Darren Walker, president of the Ford Foundation, has worked on Wall Street and now runs one of the best known philanthropic organizations in the world. So he knows the top 1%.

But he grew up in the bottom 1% and the distance between those two worlds “has never been greater,” as he noted in a New York Times opinion piece this week.

As a Black man, Walker has seen how structurally reinforced White privilege is and how it has held Black America back.

“We have to recognize that privilege, which is basically a status that most white men in this country enjoy, is a barrier. Their own privilege is a barrier to our advancement,” Walker told CNN Newsroom’s Poppy Harlow on Friday.

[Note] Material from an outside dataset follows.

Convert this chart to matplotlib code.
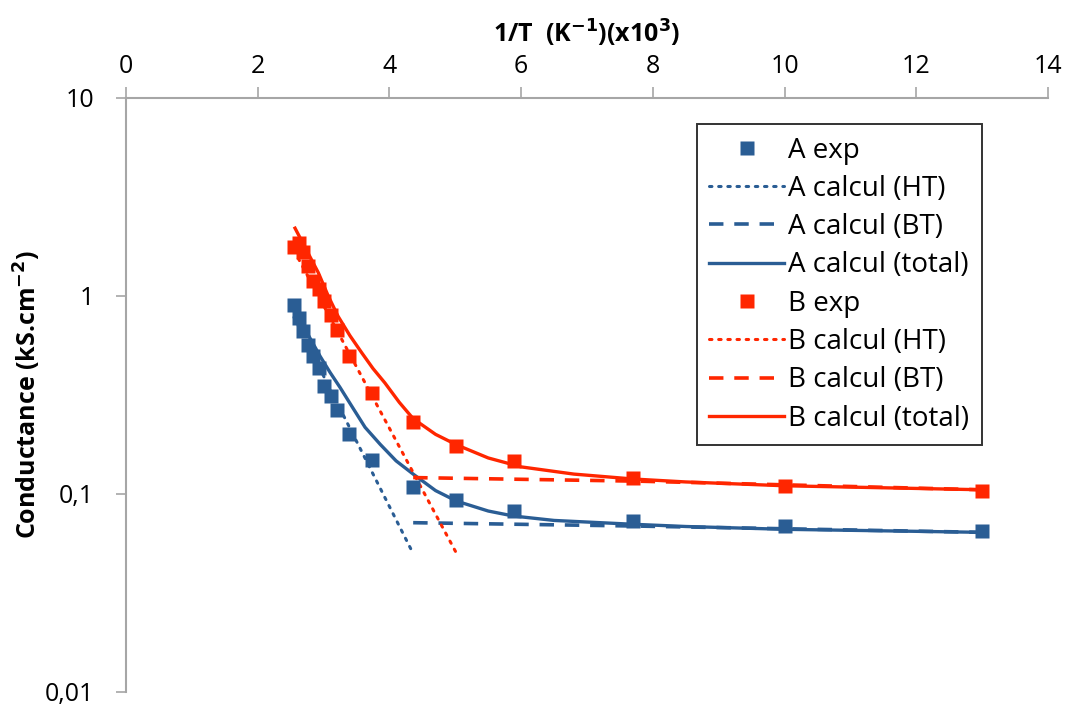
import numpy as np
import matplotlib
matplotlib.use('Agg')
import matplotlib.pyplot as plt
from matplotlib.ticker import FixedLocator, NullLocator

plt.rcParams['font.family'] = ['Open Sans', 'DejaVu Sans']

# 1/T (x10^3) des points experimentaux
x_exp = [2.55, 2.63, 2.69, 2.77, 2.84, 2.93, 3.01, 3.11, 3.21, 3.38, 3.73,
         4.36, 5.01, 5.89, 7.70, 10.0, 13.0]
a_exp = [0.90, 0.774, 0.668, 0.568, 0.496, 0.433, 0.35, 0.312, 0.265, 0.20,
         0.149, 0.109, 0.093, 0.082, 0.0728, 0.0687, 0.0647]
b_exp = [1.77, 1.86, 1.67, 1.42, 1.19, 1.08, 0.947, 0.805, 0.676, 0.50,
         0.322, 0.23, 0.174, 0.146, 0.12, 0.110, 0.103]

# courbes calculees
a_ht_x = [2.55, 4.36]
a_ht_y = [0.78, 0.05]
a_bt_x = [4.36, 7.70, 13.0]
a_bt_y = [0.0716, 0.0689, 0.064]
a_tot_x = [2.55, 2.75, 2.95, 3.1, 3.25, 3.45, 3.63, 3.86, 4.1, 4.36, 4.7, 5.02,
           5.5, 5.88, 6.5, 7.70, 8.5, 10.0, 13.0]
a_tot_y = [0.86, 0.65, 0.494, 0.41, 0.345, 0.27, 0.217, 0.178, 0.147, 0.126, 0.104, 0.092,
           0.082, 0.0774, 0.0735, 0.0703, 0.0685, 0.0663, 0.064]

b_ht_x = [2.55, 5.02]
b_ht_y = [1.70, 0.05]
b_bt_x = [4.36, 7.80, 13.0]
b_bt_y = [0.121, 0.116, 0.105]
b_tot_x = [2.566, 2.75, 2.92, 3.07, 3.22, 3.4, 3.58, 3.75, 3.93, 4.15, 4.36, 4.7, 5.02,
           5.5, 6.0, 6.8, 7.70, 8.5, 10.0, 13.0]
b_tot_y = [2.20, 1.68, 1.31, 1.0, 0.789, 0.63, 0.516, 0.43, 0.364, 0.29, 0.24, 0.2, 0.177,
           0.152, 0.137, 0.126, 0.119, 0.115, 0.110, 0.105]

blue = '#2a5d94'
red = '#ff2600'
grey = '#a6a6a6'

fig = plt.figure(figsize=(10.69, 7.13), dpi=100)
ax = fig.add_axes([0.1179, 0.0295, 0.8625, 0.8331])

ax.plot(x_exp, a_exp, 's', color=blue, ms=10.5, mec='none', label='A exp', zorder=5)
ax.plot(a_ht_x, a_ht_y, ':', color=blue, lw=2.2, label='A calcul (HT)', dashes=(0.8, 2.2), dash_capstyle='round')
ax.plot(a_bt_x, a_bt_y, '--', color=blue, lw=2.6, label='A calcul (BT)', dashes=(4, 3))
ax.plot(a_tot_x, a_tot_y, '-', color=blue, lw=2.4, label='A calcul (total)')
ax.plot(x_exp, b_exp, 's', color=red, ms=10.5, mec='none', label='B exp', zorder=5)
ax.plot(b_ht_x, b_ht_y, ':', color=red, lw=2.2, label='B calcul (HT)', dashes=(0.8, 2.2), dash_capstyle='round')
ax.plot(b_bt_x, b_bt_y, '--', color=red, lw=2.6, label='B calcul (BT)', dashes=(4, 3))
ax.plot(b_tot_x, b_tot_y, '-', color=red, lw=2.4, label='B calcul (total)')

ax.set_yscale('log')
ax.set_xlim(0, 14)
ax.set_ylim(0.01, 10)
ax.yaxis.set_major_locator(FixedLocator([0.01, 0.1, 1, 10]))
ax.yaxis.set_minor_locator(NullLocator())
ax.set_yticklabels(['0,01', '0,1', '1', '10'])
ax.set_xticks(range(0, 15, 2))

ax.xaxis.tick_top()
ax.xaxis.set_label_position('top')
for s in ['bottom', 'right']:
    ax.spines[s].set_visible(False)
for s in ['top', 'left']:
    ax.spines[s].set_color(grey)
    ax.spines[s].set_linewidth(1.5)
ax.tick_params(axis='x', colors=grey, labelcolor='black', length=8, width=1.2,
               labelsize=18, pad=6)
ax.tick_params(axis='y', colors=grey, labelcolor='black', length=7, width=1.2,
               labelsize=18, pad=16)

ax.set_xlabel('1/T  (K$^{\\mathbf{-1}}$)(x10$^{\\mathbf{3}}$)', fontsize=18, fontweight='bold', labelpad=8)
ax.set_ylabel('Conductance (kS.cm$^{\\mathbf{-2}}$)', fontsize=18, fontweight='bold', labelpad=1)

leg = ax.legend(loc='upper left', bbox_to_anchor=(0.619, 0.956), fontsize=20,
                frameon=True, fancybox=False, handlelength=2.7, labelspacing=0.37,
                borderpad=0.45, handletextpad=0.15, borderaxespad=0)
leg.get_frame().set_edgecolor('black')
leg.get_frame().set_linewidth(1.4)

fig.savefig('out.png', dpi=100)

White CEOs, he asserts, are often blind to the talent around them because of their own privilege and background. “They don’t see themselves in a Black executive,” he said.

Dozens of companies don’t have any African-Americans in senior management, let alone Black CEOs or board members, Walker noted.

“Many White CEOs say things to me, like, ‘I’m a self-made man. I did this all on my own.’ You started with skin color of white in a society that has a legacy of White supremacy. This is what we must talk about.”

More broadly, he suggests, Americans need to reckon with ever-widening income inequality that racism exacerbates, and understand the damage it does to society and democracy.

“At the heart of the American Dream is hope. And inequality asphyxiates [hope]. It makes us feel that the institutions and system are rigged … for the wealthy and the powerful,” Walker said.

Those with privilege should take a hard look at why tax and economic policies often compound the advantages they enjoy while exacerbating the disadvantages of working class and poor Americans, especially people of color, he said.

Neither Corporate America nor society at large can deny racism any longer, Walker added. He believes there will have to be a reckoning when it comes to race in order for African-Americans to have a fair shot at building assets and making lasting strides professionally.

“It is the work of the next decade for Corporate America and all Americans to help this nation heal from its division, heal from our history, but understand that together we can be a better America,” Walker said.